The stockbroker estimated the organisation to be worth between £3.7bn ($5.9bn, €4.3bn) and £4.5bn, £1bn higher than its current official valuation of between £2.6bn and £3.3bn.
Panmure Gordon analysed the postal service against its international counterparts, including Deutsche Post, Singapore Pore, Post NL, BPost and Osterreichische Post, and found that all companies trade at more than ten times of their prospective earnings [Fig 1].
The firm also argued that the company will post a healthy dividend yield of between 4.5% and 5.5%, which implies an equity value of £3.6bn to £4.4bn.
Panmure Gordon's report concluded that its valuation was realistic, but it may be impacted by share price sentiment, such as national strike action.
Additionally, over the medium term, there is substantial potential for Royal Mail to significantly improve earnings and cash flows (and therefore dividend payments), according to the stockbroker.
Gert Zonneveld, co-head of research at Panmure Gordon, said he was not deterred by the decline in volume of letters which could compromise the company's earnings.
"OfCom has changed the way that Royal Mail can charge for its products," he explained.

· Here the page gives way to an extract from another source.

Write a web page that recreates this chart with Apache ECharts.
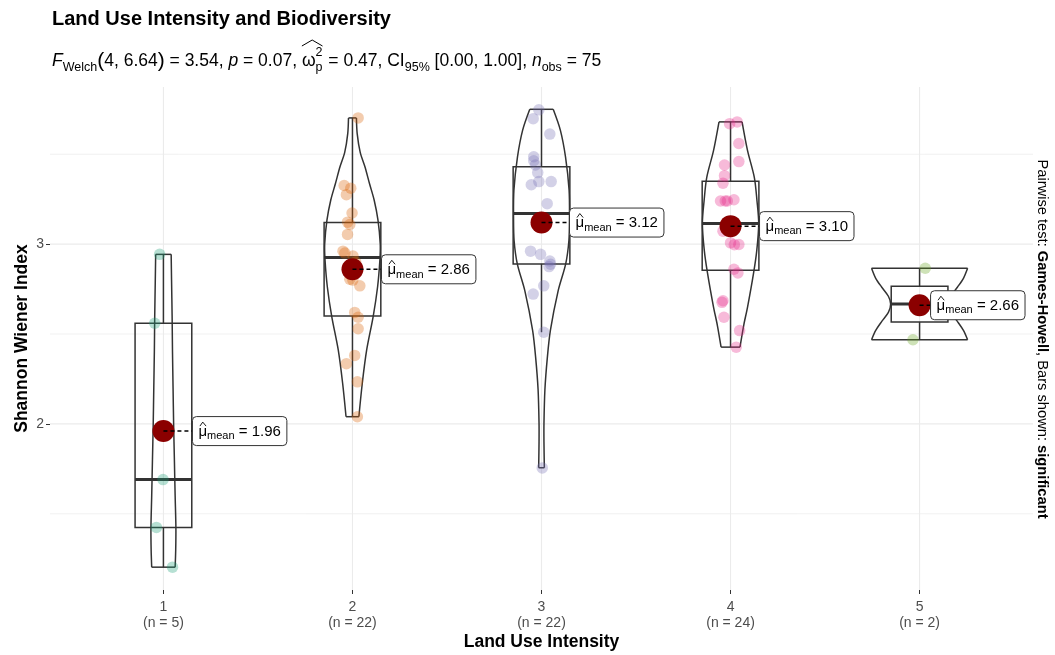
<!DOCTYPE html>
<html>
<head>
<meta charset="utf-8">
<script src="https://cdn.jsdelivr.net/npm/echarts@6/dist/echarts.min.js"></script>
<style>html,body{margin:0;padding:0;background:#fff}#chart{width:1055px;height:655px}</style>
</head>
<body>
<div id="chart"></div>
<script>
// ---------------- data ----------------
const categories = [1, 2, 3, 4, 5];
const groupCounts = [5, 22, 22, 24, 2];
const meanValues = [1.96, 2.86, 3.12, 3.10, 2.66];

const g1Values = [2.943, 2.56, 1.69, 1.424, 1.203];
const g1Jitter = [-0.02, -0.046, -0.002, -0.037, 0.048];

const g2Values = [3.702, 3.326, 3.311, 3.275, 3.173, 3.122, 3.109, 3.054, 2.961, 2.950, 2.934,
                  2.90, 2.805, 2.80, 2.768, 2.62, 2.593, 2.529, 2.381, 2.335, 2.234, 2.04];
const g2Jitter = [0.03, -0.044, -0.009, -0.032, -0.002, -0.026, -0.014, -0.026, -0.05, -0.04, 0.003,
                  0.017, -0.014, 0.002, 0.039, 0.012, 0.03, 0.03, 0.012, -0.032, 0.026, 0.026];

const g3Values = [3.747, 3.698, 3.612, 3.486, 3.464, 3.44, 3.398, 3.348, 3.348, 3.33, 3.225,
                  3.13, 3.10, 2.961, 2.943, 2.906, 2.888, 2.875, 2.768, 2.722, 2.51, 1.755];
const g3Jitter = [-0.014, -0.044, 0.044, -0.041, -0.041, -0.032, -0.02, -0.014, 0.051, -0.054, 0.03,
                  0.01, -0.016, -0.058, -0.005, 0.044, 0.048, 0.04, 0.012, -0.044, 0.012, 0.004];

const g4Values = [3.68, 3.67, 3.56, 3.459, 3.44, 3.381, 3.339, 3.247, 3.24, 3.24, 3.24, 3.12,
                  3.11, 3.072, 3.007, 2.998, 2.997, 2.86, 2.84, 2.685, 2.676, 2.593, 2.519, 2.427];
const g4Jitter = [0.035, -0.005, 0.044, 0.044, -0.032, -0.032, -0.04, 0.018, -0.053, -0.028, -0.017, 0.009,
                  -0.012, -0.04, 0, 0.044, 0.02, 0.018, 0.039, -0.04, -0.045, -0.035, 0.048, 0.03];

const g5Values = [2.866, 2.468];
const g5Jitter = [0.03, -0.035];

// box statistics: [lower whisker, Q1, median, Q3, upper whisker]
const boxStats = [
  [1.203, 1.424, 1.69, 2.56, 2.943],
  [2.04, 2.60, 2.925, 3.12, 3.702],
  [2.51, 2.89, 3.17, 3.43, 3.747],
  [2.427, 2.855, 3.115, 3.35, 3.68],
  [2.468, 2.567, 2.667, 2.766, 2.866]
];

// violin outlines: [value, half-width in category units]
const violin1 = [[1.203,0.062],[1.3,0.065],[1.424,0.066],[1.6,0.062],[1.8,0.058],[2.0,0.054],[2.2,0.051],[2.4,0.048],[2.6,0.046],[2.8,0.043],[2.943,0.041]];
const violin2 = [[2.04,0.034],[2.226,0.052],[2.41,0.075],[2.6,0.11],[2.763,0.133],[2.91,0.145],[3.0,0.147],[3.133,0.135],[3.244,0.115],[3.337,0.09],[3.43,0.066],[3.51,0.041],[3.615,0.025],[3.702,0.021]];
const violin3 = [[1.756,0.015],[1.9,0.013],[2.0,0.013],[2.19,0.018],[2.37,0.031],[2.52,0.047],[2.74,0.088],[2.89,0.128],[3.02,0.145],[3.15,0.148],[3.30,0.146],[3.485,0.127],[3.633,0.1],[3.75,0.062]];
const violin4 = [[2.427,0.05],[2.55,0.07],[2.65,0.09],[2.84,0.122],[2.967,0.139],[3.115,0.149],[3.24,0.14],[3.37,0.126],[3.52,0.09],[3.68,0.061]];
const violin5 = [[2.468,0.254],[2.52,0.232],[2.57,0.2],[2.62,0.165],[2.667,0.153],[2.71,0.165],[2.76,0.2],[2.81,0.232],[2.866,0.254]];

const yTickValues = [2, 3];
const yMajorGrid = [2, 3];
const yMinorGrid = [1.5, 2.5, 3.5];

// ---------------- layout / style ----------------
const groupValues = [g1Values, g2Values, g3Values, g4Values, g5Values];
const groupJitter = [g1Jitter, g2Jitter, g3Jitter, g4Jitter, g5Jitter];
const violinProfiles = [violin1, violin2, violin3, violin4, violin5];
const pointColors = ['rgba(27,158,119,0.4)', 'rgba(217,95,2,0.4)', 'rgba(117,112,179,0.4)', 'rgba(231,41,138,0.4)', 'rgba(102,166,30,0.4)'];
const labelOffsetPx = [29, 29, 28, 29, 11];
const FONT = '"Liberation Sans", Arial, Helvetica, sans-serif';
const LINE = '#333333';

const mctx = document.createElement('canvas').getContext('2d');
function fontStr(size, opt) {
  return (opt && opt.italic ? 'italic ' : '') + (opt && opt.bold ? 'bold ' : '') + size + 'px ' + FONT;
}
function tw(text, font) { mctx.font = font; return mctx.measureText(text).width; }
function textEl(x, baseline, text, size, opt) {
  return {
    type: 'text', x: x, y: baseline - 0.3465 * size,
    style: { text: text, font: fontStr(size, opt), fill: '#000',
             align: 'left', verticalAlign: 'middle', textAlign: 'left', textVerticalAlign: 'middle' }
  };
}

function buildSubtitle(x0, base) {
  const B = 17.5, S = 12.5;
  const els = [];
  let x = x0;
  function add(t, size, dy, opt) {
    els.push(textEl(x, base + dy, t, size, opt));
    x += tw(t, fontStr(size, opt));
  }
  add('F', B, 0, { italic: true });
  add('Welch', S, 4.5);
  add('(', 21, 1.5);
  add('4, 6.64', B, 0);
  add(')', 21, 1.5);
  add(' = 3.54, ', B, 0);
  add('p', B, 0, { italic: true });
  add(' = 0.07, ', B, 0);
  const omegaX = x;
  add('ω', B, 0);
  const sx = x;
  els.push(textEl(sx, base - 10, '2', S));
  els.push(textEl(sx, base + 4.5, 'p', S));
  x = sx + Math.max(tw('2', fontStr(S)), tw('p', fontStr(S)));
  els.push({ type: 'polyline', shape: { points: [[omegaX, base - 21], [(omegaX + x) / 2, base - 27], [x, base - 21]] },
             style: { stroke: '#000', lineWidth: 1, fill: null } });
  x += 1;
  add(' = 0.47, CI', B, 0);
  add('95%', S, 4.5);
  add(' [0.00, 1.00], ', B, 0);
  add('n', B, 0, { italic: true });
  add('obs', S, 4.5);
  add(' = 75', B, 0);
  return els;
}

// ---------------- render functions ----------------
function renderGrid(params, api) {
  const cs = params.coordSys;
  const d = api.value(2);
  const major = api.value(3) === 1;
  const style = { stroke: '#EBEBEB', lineWidth: major ? 1.1 : 0.7 };
  if (d === 0) {
    const p = api.coord([1, api.value(1)]);
    return { type: 'line', shape: { x1: cs.x, y1: p[1], x2: cs.x + cs.width, y2: p[1] }, style: style };
  }
  const p = api.coord([api.value(0), 2]);
  return { type: 'line', shape: { x1: p[0], y1: cs.y, x2: p[0], y2: cs.y + cs.height }, style: style };
}

function renderBox(params, api) {
  const i = params.dataIndex;
  const s = boxStats[i];
  const c = categories[i];
  const hw = 0.15;
  const cx = api.coord([c, s[0]])[0];
  const xL = api.coord([c - hw, s[0]])[0];
  const xR = api.coord([c + hw, s[0]])[0];
  const y = s.map(v => api.coord([c, v])[1]);
  const st = { stroke: LINE, lineWidth: 1.5, fill: 'none' };
  return {
    type: 'group',
    children: [
      { type: 'line', shape: { x1: cx, y1: y[3], x2: cx, y2: y[4] }, style: st },
      { type: 'line', shape: { x1: cx, y1: y[1], x2: cx, y2: y[0] }, style: st },
      { type: 'rect', shape: { x: xL, y: y[3], width: xR - xL, height: y[1] - y[3] }, style: st },
      { type: 'line', shape: { x1: xL, y1: y[2], x2: xR, y2: y[2] }, style: { stroke: LINE, lineWidth: 3 } }
    ]
  };
}

function renderViolin(params, api) {
  const i = params.dataIndex;
  const prof = violinProfiles[i];
  const c = categories[i];
  const right = prof.map(p => api.coord([c + p[1], p[0]]));
  const left = prof.map(p => api.coord([c - p[1], p[0]]));
  const n = prof.length - 1;
  const st = { stroke: LINE, lineWidth: 1.5, fill: null };
  return {
    type: 'group',
    children: [
      { type: 'polyline', shape: { points: right, smooth: 0.3 }, style: st },
      { type: 'polyline', shape: { points: left, smooth: 0.3 }, style: st },
      { type: 'line', shape: { x1: left[0][0], y1: left[0][1], x2: right[0][0], y2: right[0][1] }, style: st },
      { type: 'line', shape: { x1: left[n][0], y1: left[n][1], x2: right[n][0], y2: right[n][1] }, style: st }
    ]
  };
}

function renderMeanLabel(params, api) {
  const i = params.dataIndex;
  const c = api.coord([categories[i], meanValues[i]]);
  const x0 = c[0] + labelOffsetPx[i];
  const cy = c[1];
  const fBig = fontStr(15), fSmall = fontStr(11);
  const rest = ' = ' + meanValues[i].toFixed(2);
  const wMu = tw('μ', fBig), wMean = tw('mean', fSmall), wRest = tw(rest, fBig);
  const pad = 6, h = 29;
  const w = pad * 2 + wMu + wMean + wRest;
  const tx = x0 + pad;
  const base = cy + 5.5;
  return {
    type: 'group',
    children: [
      { type: 'line', shape: { x1: c[0], y1: cy, x2: x0, y2: cy }, style: { stroke: '#000', lineWidth: 1.5, lineDash: [4, 3] } },
      { type: 'rect', shape: { x: x0, y: cy - h / 2, width: w, height: h, r: 4 }, style: { fill: '#fff', stroke: '#333', lineWidth: 1 } },
      textEl(tx, base, 'μ', 15),
      { type: 'polyline', shape: { points: [[tx + 1.5, cy - 5], [tx + wMu / 2, cy - 9], [tx + wMu - 1, cy - 5]] }, style: { stroke: '#000', lineWidth: 0.9, fill: null } },
      textEl(tx + wMu, base + 3.5, 'mean', 11),
      textEl(tx + wMu + wMean, base, rest, 15)
    ]
  };
}

// ---------------- series ----------------
const gridData = [];
yMajorGrid.forEach(v => gridData.push([1, v, 0, 1]));
yMinorGrid.forEach(v => gridData.push([1, v, 0, 0]));
categories.forEach(c => gridData.push([c, 2, 1, 1]));

const series = [
  { type: 'custom', renderItem: renderGrid, data: gridData, silent: true, z: 0 },
  { type: 'custom', renderItem: renderBox, data: categories.map((c, i) => [c, boxStats[i][2]]), silent: true, z: 1 },
  { type: 'custom', renderItem: renderViolin, data: categories.map((c, i) => [c, boxStats[i][2]]), silent: true, z: 2 }
];
groupValues.forEach((vals, g) => {
  series.push({
    type: 'scatter', z: 3, silent: true,
    symbolSize: 11.5,
    itemStyle: { color: pointColors[g], borderWidth: 0 },
    data: vals.map((v, j) => [categories[g] + groupJitter[g][j], v])
  });
});
series.push({
  type: 'scatter', z: 4, silent: true, symbolSize: 22,
  itemStyle: { color: '#8B0000', opacity: 1 },
  data: categories.map((c, i) => [c, meanValues[i]])
});
series.push({ type: 'custom', z: 5, silent: true, renderItem: renderMeanLabel, data: categories.map((c, i) => [c, meanValues[i]]) });

const graphics = buildSubtitle(52, 67);
graphics.push({
  type: 'text', x: 1042, y: 339, rotation: -Math.PI / 2,
  style: {
    text: 'Pairwise test: {b|Games-Howell}, Bars shown: {b|significant}',
    font: fontStr(14.7), fill: '#000', align: 'center', verticalAlign: 'middle', textAlign: 'center', textVerticalAlign: 'middle',
    rich: { b: { fontWeight: 'bold', fontSize: 14.7, fontFamily: FONT } }
  }
});

const chart = echarts.init(document.getElementById('chart'), null, { renderer: 'canvas' });
chart.setOption({
  animation: false,
  backgroundColor: '#fff',
  title: {
    text: 'Land Use Intensity and Biodiversity', left: 47, top: 4,
    textStyle: { fontSize: 20, fontWeight: 'bold', color: '#000', fontFamily: FONT }
  },
  grid: { left: 50, right: 22, top: 87, bottom: 65, containLabel: false, outerBoundsMode: 'none' },
  xAxis: {
    type: 'value', min: 0.4, max: 5.6,
    axisLine: { show: false },
    splitLine: { show: false },
    axisTick: { show: true, customValues: categories, length: 4, lineStyle: { color: '#333' } },
    axisLabel: {
      customValues: categories, color: '#4D4D4D', fontSize: 14, fontFamily: FONT, margin: 9, lineHeight: 16,
      formatter: v => v + '\n(n = ' + groupCounts[categories.indexOf(v)] + ')'
    },
    name: 'Land Use Intensity', nameLocation: 'middle', nameGap: 43.5, nameMoveOverlap: false,
    nameTextStyle: { fontSize: 17.5, fontWeight: 'bold', color: '#000', fontFamily: FONT }
  },
  yAxis: {
    type: 'value', min: 1.076, max: 3.874,
    axisLine: { show: false },
    splitLine: { show: false },
    axisTick: { show: true, customValues: yTickValues, length: 4, lineStyle: { color: '#333' } },
    axisLabel: { customValues: yTickValues, color: '#4D4D4D', fontSize: 14, fontFamily: FONT, margin: 6 },
    name: 'Shannon Wiener Index', nameLocation: 'middle', nameGap: 19, nameMoveOverlap: false,
    nameTextStyle: { fontSize: 17.5, fontWeight: 'bold', color: '#000', fontFamily: FONT }
  },
  graphic: { elements: graphics },
  series: series
});
</script>
</body>
</html>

"The organisation has significant freedom to price their products the way it believes makes commercial sense, so even if we are going to see a fall in letters Royal Mail can change its cost base or change its pricing."
The Communication Workers Union has said that it is to press ahead with its strike ballot as the government prepares to float the Royal Mail.
"Royal Mail is profitable and can continue to be successful in the public sector. The sale is driven by political dogma, not economic necessity, and postal workers and the CWU will continue to fight to save services as well as defend their terms and conditions," Billy Hayes, CWU general secretary, argued.
The ballot closes on 16 October with the result announced the same day and the earliest strike could take place on 23 October, according to the trade union.